Task statement ▸ Reproduce the listing below without changes, except that pictures are left out.

Information supplied ▸
· · ·
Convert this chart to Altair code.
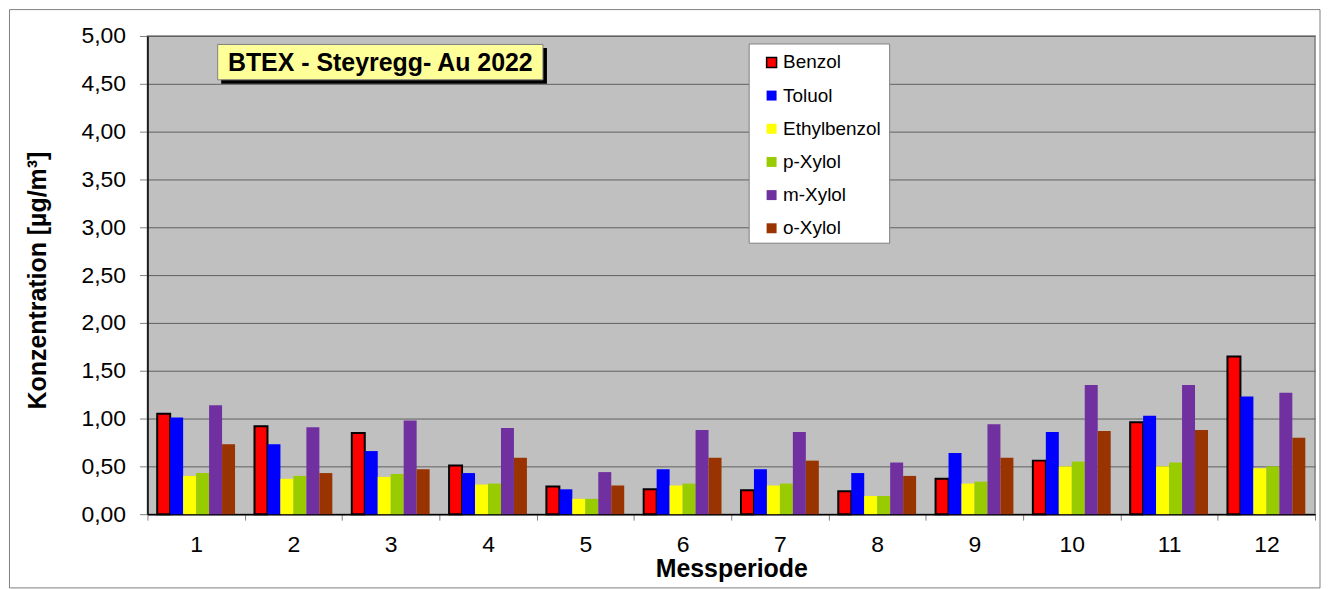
import altair as alt
import pandas as pd

FONT = "Liberation Sans"

perioden = [str(i) for i in range(1, 13)]
stoffe = ["Benzol", "Toluol", "Ethylbenzol", "p-Xylol", "m-Xylol", "o-Xylol"]
farben = ["#FF0000", "#0000FF", "#FFFF00", "#99CC00", "#7030A0", "#993300"]

benzol = [1.05, 0.92, 0.85, 0.51, 0.29, 0.26, 0.25, 0.24, 0.37, 0.56, 0.96, 1.65]
toluol = [1.01, 0.73, 0.66, 0.43, 0.26, 0.47, 0.47, 0.43, 0.64, 0.86, 1.03, 1.23]
ethylbenzol = [0.40, 0.37, 0.39, 0.31, 0.16, 0.30, 0.30, 0.19, 0.32, 0.50, 0.50, 0.48]
p_xylol = [0.43, 0.40, 0.42, 0.32, 0.16, 0.32, 0.32, 0.19, 0.34, 0.55, 0.54, 0.50]
m_xylol = [1.14, 0.91, 0.98, 0.90, 0.44, 0.88, 0.86, 0.54, 0.94, 1.35, 1.35, 1.27]
o_xylol = [0.73, 0.43, 0.47, 0.59, 0.30, 0.59, 0.56, 0.40, 0.59, 0.87, 0.88, 0.80]

y_ticks = [0, 0.5, 1.0, 1.5, 2.0, 2.5, 3.0, 3.5, 4.0, 4.5, 5.0]
titel = "BTEX - Steyregg- Au 2022"

series = [benzol, toluol, ethylbenzol, p_xylol, m_xylol, o_xylol]
rows = []
for stoff, werte in zip(stoffe, series):
    for p, v in zip(perioden, werte):
        rows.append({"Messperiode": p, "Stoff": stoff, "Konzentration": v})
df = pd.DataFrame(rows)

leg = alt.Legend(
    title=None, orient="none", legendX=617, legendY=17, padding=0,
    labelFont=FONT, labelFontSize=19, labelColor="black", labelLimit=300,
    symbolType="square", symbolSize=100, symbolStrokeWidth=1.5,
    rowPadding=13.3, labelOffset=2, symbolOpacity=1,
)

bars = alt.Chart(df).mark_bar(strokeWidth=2, opacity=1).encode(
    x=alt.X("Messperiode:N", sort=perioden,
            scale=alt.Scale(paddingInner=0, paddingOuter=0),
            axis=alt.Axis(title="Messperiode", labelAngle=0, tickBand="extent",
                          labelFont=FONT, labelFontSize=23, labelColor="black",
                          labelPadding=13, tickSize=6, tickColor="#808080",
                          domainColor="black", domainWidth=1.5,
                          titleFont=FONT, titleFontSize=25, titleFontWeight="bold",
                          titleColor="black", titleY=43, titleBaseline="top")),
    xOffset=alt.XOffset("Stoff:N", sort=stoffe,
                        scale=alt.Scale(domain=stoffe, paddingInner=0, paddingOuter=0.75)),
    y=alt.Y("Konzentration:Q",
            scale=alt.Scale(domain=[0, 5], nice=False),
            axis=alt.Axis(title="Konzentration [µg/m³]", values=y_ticks,
                          labelExpr="replace(format(datum.value, '.2f'), '.', ',')",
                          labelFont=FONT, labelFontSize=23, labelColor="black",
                          labelPadding=14, tickSize=8, tickColor="#808080",
                          domainColor="black", domainWidth=1.5,
                          grid=True, gridColor="#606060", gridWidth=1,
                          titleFont=FONT, titleFontSize=25, titleFontWeight="bold",
                          titleColor="black", titleX=-110, titleY=245,
                          titleBaseline="middle", titleAlign="center")),
    fill=alt.Fill("Stoff:N", sort=stoffe,
                  scale=alt.Scale(domain=stoffe, range=farben), legend=leg),
    stroke=alt.Stroke("Stoff:N", sort=stoffe,
                      scale=alt.Scale(domain=stoffe,
                                      range=["#000000"] + ["transparent"] * 5),
                      legend=leg),
)

anno = pd.DataFrame({"t": [titel]})

outer = alt.Chart(anno).mark_rect(fillOpacity=0, stroke="#808080", strokeWidth=1).encode(
    x=alt.value(-138.5), x2=alt.value(1177), y=alt.value(-26.5), y2=alt.value(554))

legend_box = alt.Chart(anno).mark_rect(fill="white", stroke="#808080", strokeWidth=1).encode(
    x=alt.value(604), x2=alt.value(745), y=alt.value(8), y2=alt.value(208))

shadow = alt.Chart(anno).mark_rect(fill="black").encode(
    x=alt.value(74), x2=alt.value(401), y=alt.value(12), y2=alt.value(48))

title_box = alt.Chart(anno).mark_rect(fill="#FFFF99", stroke="#808080", strokeWidth=1).encode(
    x=alt.value(70.5), x2=alt.value(397), y=alt.value(8.5), y2=alt.value(44))

title_text = alt.Chart(anno).mark_text(
    font=FONT, fontSize=25, fontWeight="bold", color="black",
    align="center", baseline="middle").encode(
    x=alt.value(233.7), y=alt.value(27), text="t:N")

chart = alt.layer(outer, bars, legend_box, shadow, title_box, title_text).properties(
    width=1172, height=480,
    autosize=alt.AutoSizeParams(type="none"),
    padding={"left": 140, "top": 27, "right": 6, "bottom": 74},
    background="white",
).configure_view(
    fill="#C0C0C0", stroke="#808080", strokeWidth=1.5
)

chart.save("out.html", embed_options={"renderer": "svg", "actions": False})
· · ·
Output of the exercise ▸
Convert this chart to Altair code.
import altair as alt
import pandas as pd

FONT = "Liberation Sans"

perioden = [str(i) for i in range(1, 13)]
stoffe = ["Benzol", "Toluol", "Ethylbenzol", "p-Xylol", "m-Xylol", "o-Xylol"]
farben = ["#FF0000", "#0000FF", "#FFFF00", "#99CC00", "#7030A0", "#993300"]

benzol = [1.05, 0.92, 0.85, 0.51, 0.29, 0.26, 0.25, 0.24, 0.37, 0.56, 0.96, 1.65]
toluol = [1.01, 0.73, 0.66, 0.43, 0.26, 0.47, 0.47, 0.43, 0.64, 0.86, 1.03, 1.23]
ethylbenzol = [0.40, 0.37, 0.39, 0.31, 0.16, 0.30, 0.30, 0.19, 0.32, 0.50, 0.50, 0.48]
p_xylol = [0.43, 0.40, 0.42, 0.32, 0.16, 0.32, 0.32, 0.19, 0.34, 0.55, 0.54, 0.50]
m_xylol = [1.14, 0.91, 0.98, 0.90, 0.44, 0.88, 0.86, 0.54, 0.94, 1.35, 1.35, 1.27]
o_xylol = [0.73, 0.43, 0.47, 0.59, 0.30, 0.59, 0.56, 0.40, 0.59, 0.87, 0.88, 0.80]

y_ticks = [0, 0.5, 1.0, 1.5, 2.0, 2.5, 3.0, 3.5, 4.0, 4.5, 5.0]
titel = "BTEX - Steyregg- Au 2022"

series = [benzol, toluol, ethylbenzol, p_xylol, m_xylol, o_xylol]
rows = []
for stoff, werte in zip(stoffe, series):
    for p, v in zip(perioden, werte):
        rows.append({"Messperiode": p, "Stoff": stoff, "Konzentration": v})
df = pd.DataFrame(rows)

leg = alt.Legend(
    title=None, orient="none", legendX=617, legendY=17, padding=0,
    labelFont=FONT, labelFontSize=19, labelColor="black", labelLimit=300,
    symbolType="square", symbolSize=100, symbolStrokeWidth=1.5,
    rowPadding=13.3, labelOffset=2, symbolOpacity=1,
)

bars = alt.Chart(df).mark_bar(strokeWidth=2, opacity=1).encode(
    x=alt.X("Messperiode:N", sort=perioden,
            scale=alt.Scale(paddingInner=0, paddingOuter=0),
            axis=alt.Axis(title="Messperiode", labelAngle=0, tickBand="extent",
                          labelFont=FONT, labelFontSize=23, labelColor="black",
                          labelPadding=13, tickSize=6, tickColor="#808080",
                          domainColor="black", domainWidth=1.5,
                          titleFont=FONT, titleFontSize=25, titleFontWeight="bold",
                          titleColor="black", titleY=43, titleBaseline="top")),
    xOffset=alt.XOffset("Stoff:N", sort=stoffe,
                        scale=alt.Scale(domain=stoffe, paddingInner=0, paddingOuter=0.75)),
    y=alt.Y("Konzentration:Q",
            scale=alt.Scale(domain=[0, 5], nice=False),
            axis=alt.Axis(title="Konzentration [µg/m³]", values=y_ticks,
                          labelExpr="replace(format(datum.value, '.2f'), '.', ',')",
                          labelFont=FONT, labelFontSize=23, labelColor="black",
                          labelPadding=14, tickSize=8, tickColor="#808080",
                          domainColor="black", domainWidth=1.5,
                          grid=True, gridColor="#606060", gridWidth=1,
                          titleFont=FONT, titleFontSize=25, titleFontWeight="bold",
                          titleColor="black", titleX=-110, titleY=245,
                          titleBaseline="middle", titleAlign="center")),
    fill=alt.Fill("Stoff:N", sort=stoffe,
                  scale=alt.Scale(domain=stoffe, range=farben), legend=leg),
    stroke=alt.Stroke("Stoff:N", sort=stoffe,
                      scale=alt.Scale(domain=stoffe,
                                      range=["#000000"] + ["transparent"] * 5),
                      legend=leg),
)

anno = pd.DataFrame({"t": [titel]})

outer = alt.Chart(anno).mark_rect(fillOpacity=0, stroke="#808080", strokeWidth=1).encode(
    x=alt.value(-138.5), x2=alt.value(1177), y=alt.value(-26.5), y2=alt.value(554))

legend_box = alt.Chart(anno).mark_rect(fill="white", stroke="#808080", strokeWidth=1).encode(
    x=alt.value(604), x2=alt.value(745), y=alt.value(8), y2=alt.value(208))

shadow = alt.Chart(anno).mark_rect(fill="black").encode(
    x=alt.value(74), x2=alt.value(401), y=alt.value(12), y2=alt.value(48))

title_box = alt.Chart(anno).mark_rect(fill="#FFFF99", stroke="#808080", strokeWidth=1).encode(
    x=alt.value(70.5), x2=alt.value(397), y=alt.value(8.5), y2=alt.value(44))

title_text = alt.Chart(anno).mark_text(
    font=FONT, fontSize=25, fontWeight="bold", color="black",
    align="center", baseline="middle").encode(
    x=alt.value(233.7), y=alt.value(27), text="t:N")

chart = alt.layer(outer, bars, legend_box, shadow, title_box, title_text).properties(
    width=1172, height=480,
    autosize=alt.AutoSizeParams(type="none"),
    padding={"left": 140, "top": 27, "right": 6, "bottom": 74},
    background="white",
).configure_view(
    fill="#C0C0C0", stroke="#808080", strokeWidth=1.5
)

chart.save("out.html", embed_options={"renderer": "svg", "actions": False})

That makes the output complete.